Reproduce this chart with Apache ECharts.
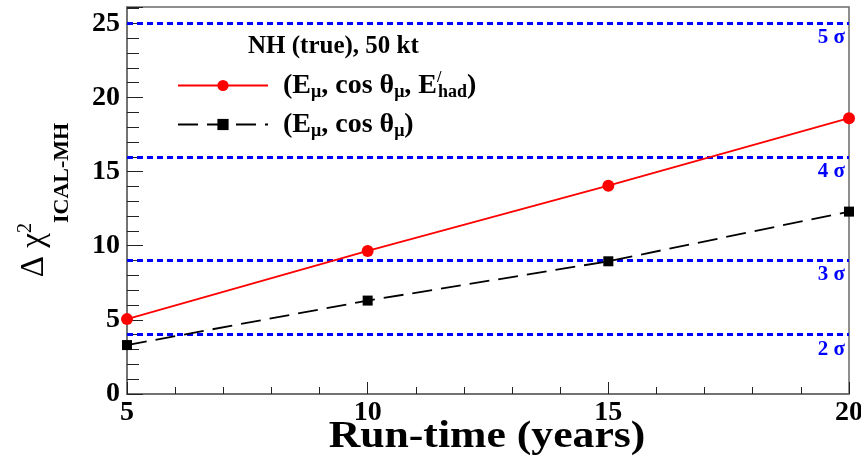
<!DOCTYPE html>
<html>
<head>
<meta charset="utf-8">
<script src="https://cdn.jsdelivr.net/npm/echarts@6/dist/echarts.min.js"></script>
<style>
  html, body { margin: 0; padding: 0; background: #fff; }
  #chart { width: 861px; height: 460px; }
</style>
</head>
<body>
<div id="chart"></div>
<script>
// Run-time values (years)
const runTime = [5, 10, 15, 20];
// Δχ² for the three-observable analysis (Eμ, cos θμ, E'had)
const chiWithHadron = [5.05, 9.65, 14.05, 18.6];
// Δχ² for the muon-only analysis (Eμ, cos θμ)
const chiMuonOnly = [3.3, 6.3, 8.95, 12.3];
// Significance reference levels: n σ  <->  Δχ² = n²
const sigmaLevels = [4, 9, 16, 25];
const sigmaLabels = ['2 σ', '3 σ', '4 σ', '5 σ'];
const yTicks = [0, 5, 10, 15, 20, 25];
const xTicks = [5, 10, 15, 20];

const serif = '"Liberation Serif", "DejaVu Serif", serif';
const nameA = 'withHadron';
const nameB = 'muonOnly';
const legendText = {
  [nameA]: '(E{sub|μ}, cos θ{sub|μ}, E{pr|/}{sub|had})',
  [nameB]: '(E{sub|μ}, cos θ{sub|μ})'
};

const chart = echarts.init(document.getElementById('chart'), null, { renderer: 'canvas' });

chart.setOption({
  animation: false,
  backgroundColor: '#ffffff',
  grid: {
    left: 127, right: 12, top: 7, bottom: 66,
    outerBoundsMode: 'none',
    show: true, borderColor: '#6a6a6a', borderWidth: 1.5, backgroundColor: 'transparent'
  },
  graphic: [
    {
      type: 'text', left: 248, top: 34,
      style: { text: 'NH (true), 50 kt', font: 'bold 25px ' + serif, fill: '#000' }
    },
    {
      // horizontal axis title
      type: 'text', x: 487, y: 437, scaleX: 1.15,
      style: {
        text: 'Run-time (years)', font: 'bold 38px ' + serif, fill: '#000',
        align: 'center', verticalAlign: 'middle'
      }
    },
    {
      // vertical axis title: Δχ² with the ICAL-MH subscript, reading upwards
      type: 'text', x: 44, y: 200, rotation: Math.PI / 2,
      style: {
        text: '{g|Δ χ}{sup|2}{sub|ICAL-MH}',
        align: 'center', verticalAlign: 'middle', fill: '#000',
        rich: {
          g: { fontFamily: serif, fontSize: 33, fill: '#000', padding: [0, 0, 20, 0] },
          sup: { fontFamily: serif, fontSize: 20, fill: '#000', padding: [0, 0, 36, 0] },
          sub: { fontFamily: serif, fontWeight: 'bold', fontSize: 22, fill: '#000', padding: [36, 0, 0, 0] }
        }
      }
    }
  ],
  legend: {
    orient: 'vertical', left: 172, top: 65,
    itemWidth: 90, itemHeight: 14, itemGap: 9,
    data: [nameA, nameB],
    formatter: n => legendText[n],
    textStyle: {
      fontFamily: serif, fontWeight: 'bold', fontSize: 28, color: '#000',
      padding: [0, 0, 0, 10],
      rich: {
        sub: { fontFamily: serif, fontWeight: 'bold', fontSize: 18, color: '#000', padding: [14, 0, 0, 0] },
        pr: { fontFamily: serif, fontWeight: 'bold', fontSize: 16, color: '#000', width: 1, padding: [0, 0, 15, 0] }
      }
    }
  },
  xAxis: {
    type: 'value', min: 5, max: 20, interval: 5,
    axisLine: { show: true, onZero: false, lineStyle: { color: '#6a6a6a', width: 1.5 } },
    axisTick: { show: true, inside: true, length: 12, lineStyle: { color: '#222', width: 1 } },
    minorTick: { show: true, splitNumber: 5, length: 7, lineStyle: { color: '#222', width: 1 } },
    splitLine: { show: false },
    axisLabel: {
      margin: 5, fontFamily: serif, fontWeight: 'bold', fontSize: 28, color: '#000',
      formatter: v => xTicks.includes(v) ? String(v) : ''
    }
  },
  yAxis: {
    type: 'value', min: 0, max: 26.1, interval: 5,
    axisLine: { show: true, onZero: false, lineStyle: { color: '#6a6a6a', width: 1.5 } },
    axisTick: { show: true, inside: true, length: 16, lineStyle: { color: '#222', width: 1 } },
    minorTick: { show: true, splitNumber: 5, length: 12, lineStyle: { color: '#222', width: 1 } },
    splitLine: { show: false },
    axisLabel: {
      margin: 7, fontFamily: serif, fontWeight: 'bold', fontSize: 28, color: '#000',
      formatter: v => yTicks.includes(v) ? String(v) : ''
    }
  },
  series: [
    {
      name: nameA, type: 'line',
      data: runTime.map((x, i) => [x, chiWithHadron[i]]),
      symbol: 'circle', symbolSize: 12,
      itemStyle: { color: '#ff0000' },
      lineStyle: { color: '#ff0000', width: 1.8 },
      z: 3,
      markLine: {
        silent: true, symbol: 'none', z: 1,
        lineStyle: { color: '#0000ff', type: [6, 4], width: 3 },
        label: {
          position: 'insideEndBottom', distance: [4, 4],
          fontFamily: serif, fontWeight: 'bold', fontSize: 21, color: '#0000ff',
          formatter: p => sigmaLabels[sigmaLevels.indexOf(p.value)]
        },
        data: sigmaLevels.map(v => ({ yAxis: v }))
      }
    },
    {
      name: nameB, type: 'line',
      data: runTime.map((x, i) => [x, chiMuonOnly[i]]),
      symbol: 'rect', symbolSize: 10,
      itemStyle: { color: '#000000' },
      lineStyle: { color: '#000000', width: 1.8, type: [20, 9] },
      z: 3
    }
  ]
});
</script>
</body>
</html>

■ ■ ■ ■ ■

§ **Goal**
Leave out the pictures and give the listing above again exactly.

§ **Finished exercise**
Reproduce this chart with Apache ECharts.
<!DOCTYPE html>
<html>
<head>
<meta charset="utf-8">
<script src="https://cdn.jsdelivr.net/npm/echarts@6/dist/echarts.min.js"></script>
<style>
  html, body { margin: 0; padding: 0; background: #fff; }
  #chart { width: 861px; height: 460px; }
</style>
</head>
<body>
<div id="chart"></div>
<script>
// Run-time values (years)
const runTime = [5, 10, 15, 20];
// Δχ² for the three-observable analysis (Eμ, cos θμ, E'had)
const chiWithHadron = [5.05, 9.65, 14.05, 18.6];
// Δχ² for the muon-only analysis (Eμ, cos θμ)
const chiMuonOnly = [3.3, 6.3, 8.95, 12.3];
// Significance reference levels: n σ  <->  Δχ² = n²
const sigmaLevels = [4, 9, 16, 25];
const sigmaLabels = ['2 σ', '3 σ', '4 σ', '5 σ'];
const yTicks = [0, 5, 10, 15, 20, 25];
const xTicks = [5, 10, 15, 20];

const serif = '"Liberation Serif", "DejaVu Serif", serif';
const nameA = 'withHadron';
const nameB = 'muonOnly';
const legendText = {
  [nameA]: '(E{sub|μ}, cos θ{sub|μ}, E{pr|/}{sub|had})',
  [nameB]: '(E{sub|μ}, cos θ{sub|μ})'
};

const chart = echarts.init(document.getElementById('chart'), null, { renderer: 'canvas' });

chart.setOption({
  animation: false,
  backgroundColor: '#ffffff',
  grid: {
    left: 127, right: 12, top: 7, bottom: 66,
    outerBoundsMode: 'none',
    show: true, borderColor: '#6a6a6a', borderWidth: 1.5, backgroundColor: 'transparent'
  },
  graphic: [
    {
      type: 'text', left: 248, top: 34,
      style: { text: 'NH (true), 50 kt', font: 'bold 25px ' + serif, fill: '#000' }
    },
    {
      // horizontal axis title
      type: 'text', x: 487, y: 437, scaleX: 1.15,
      style: {
        text: 'Run-time (years)', font: 'bold 38px ' + serif, fill: '#000',
        align: 'center', verticalAlign: 'middle'
      }
    },
    {
      // vertical axis title: Δχ² with the ICAL-MH subscript, reading upwards
      type: 'text', x: 44, y: 200, rotation: Math.PI / 2,
      style: {
        text: '{g|Δ χ}{sup|2}{sub|ICAL-MH}',
        align: 'center', verticalAlign: 'middle', fill: '#000',
        rich: {
          g: { fontFamily: serif, fontSize: 33, fill: '#000', padding: [0, 0, 20, 0] },
          sup: { fontFamily: serif, fontSize: 20, fill: '#000', padding: [0, 0, 36, 0] },
          sub: { fontFamily: serif, fontWeight: 'bold', fontSize: 22, fill: '#000', padding: [36, 0, 0, 0] }
        }
      }
    }
  ],
  legend: {
    orient: 'vertical', left: 172, top: 65,
    itemWidth: 90, itemHeight: 14, itemGap: 9,
    data: [nameA, nameB],
    formatter: n => legendText[n],
    textStyle: {
      fontFamily: serif, fontWeight: 'bold', fontSize: 28, color: '#000',
      padding: [0, 0, 0, 10],
      rich: {
        sub: { fontFamily: serif, fontWeight: 'bold', fontSize: 18, color: '#000', padding: [14, 0, 0, 0] },
        pr: { fontFamily: serif, fontWeight: 'bold', fontSize: 16, color: '#000', width: 1, padding: [0, 0, 15, 0] }
      }
    }
  },
  xAxis: {
    type: 'value', min: 5, max: 20, interval: 5,
    axisLine: { show: true, onZero: false, lineStyle: { color: '#6a6a6a', width: 1.5 } },
    axisTick: { show: true, inside: true, length: 12, lineStyle: { color: '#222', width: 1 } },
    minorTick: { show: true, splitNumber: 5, length: 7, lineStyle: { color: '#222', width: 1 } },
    splitLine: { show: false },
    axisLabel: {
      margin: 5, fontFamily: serif, fontWeight: 'bold', fontSize: 28, color: '#000',
      formatter: v => xTicks.includes(v) ? String(v) : ''
    }
  },
  yAxis: {
    type: 'value', min: 0, max: 26.1, interval: 5,
    axisLine: { show: true, onZero: false, lineStyle: { color: '#6a6a6a', width: 1.5 } },
    axisTick: { show: true, inside: true, length: 16, lineStyle: { color: '#222', width: 1 } },
    minorTick: { show: true, splitNumber: 5, length: 12, lineStyle: { color: '#222', width: 1 } },
    splitLine: { show: false },
    axisLabel: {
      margin: 7, fontFamily: serif, fontWeight: 'bold', fontSize: 28, color: '#000',
      formatter: v => yTicks.includes(v) ? String(v) : ''
    }
  },
  series: [
    {
      name: nameA, type: 'line',
      data: runTime.map((x, i) => [x, chiWithHadron[i]]),
      symbol: 'circle', symbolSize: 12,
      itemStyle: { color: '#ff0000' },
      lineStyle: { color: '#ff0000', width: 1.8 },
      z: 3,
      markLine: {
        silent: true, symbol: 'none', z: 1,
        lineStyle: { color: '#0000ff', type: [6, 4], width: 3 },
        label: {
          position: 'insideEndBottom', distance: [4, 4],
          fontFamily: serif, fontWeight: 'bold', fontSize: 21, color: '#0000ff',
          formatter: p => sigmaLabels[sigmaLevels.indexOf(p.value)]
        },
        data: sigmaLevels.map(v => ({ yAxis: v }))
      }
    },
    {
      name: nameB, type: 'line',
      data: runTime.map((x, i) => [x, chiMuonOnly[i]]),
      symbol: 'rect', symbolSize: 10,
      itemStyle: { color: '#000000' },
      lineStyle: { color: '#000000', width: 1.8, type: [20, 9] },
      z: 3
    }
  ]
});
</script>
</body>
</html>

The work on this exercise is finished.